Et, pour le dorloter, le département de la Manche n’a pas trouvé mieux que de lui organiser un anniversaire avec tout un week-end de festivités. Le programme est bien rempli. Une délégation de onze personnalités de Saint-Pierre-et-Miquelon est attendue. Bernard Briand, le président du Conseil territorial fait le voyage à Granville ainsi que le sénateur Stéphane Artano et le député Stéphane Lenormand. Une chanteuse de Saint-Pierre-et-Miquelon, Alexandra Hernandez, sera sur scène de dimanche à 14h30.

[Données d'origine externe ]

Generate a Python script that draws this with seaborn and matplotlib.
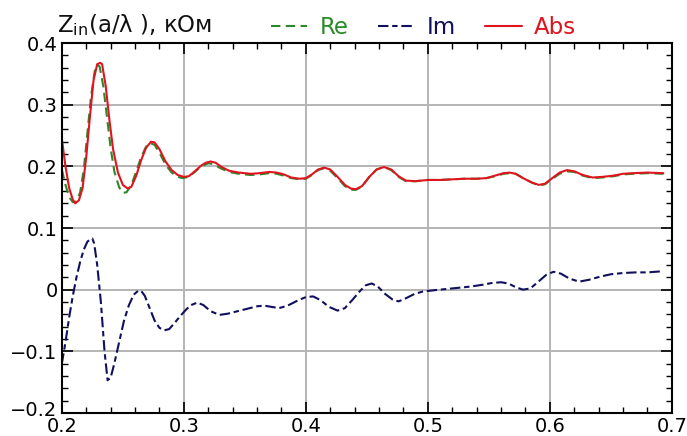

"A Saint-Pierre-et-Miquelon, il y a une île qui s’appelait l’île aux chiens, aujourd’hui dénommée l'ile aux marins, bien connue localement, ajoute Thierry Motte. Cette ile était essentiellement habitée par des pêcheurs de la région granvillaise et leurs familles. Quand on regarde les noms sur les tombes du cimetière, on retrouve les mêmes noms qu’au cimetière de Granville".
Le responsable de la communication du Marité au département de la Manche note que des échanges ont lieu entre le musée de l’arche de Saint-Pierre-et-Miquelon et celui de Granville. Sur le plan économique, un projet avec une écloserie de homards non loin de Granville et l’archipel pourrait voir le jour. "Pourquoi ne pas travailler ensemble sur l’environnement ? ajoute Thierry Motte, car Saint-Pierre-et-Miquelon est frappé par le phénomène de l’érosion des cotes liée à la montée des eaux et des tempêtes, tout comme le département de la Manche. Il y aurait peut-être à apprendre des deux expériences d’un bout à l’autre de l’Atlantique pour accompagner sur le plan social et prévenir ce fléau en l’anticipant".
Grâce au centenaire du Marité, dernier vestige d’une époque révolue, le département de la Manche entend "retrouver des liens naturels que les ancêtres avaient avec Saint-Pierre-et-Miquelon et construire des projets d’avenir".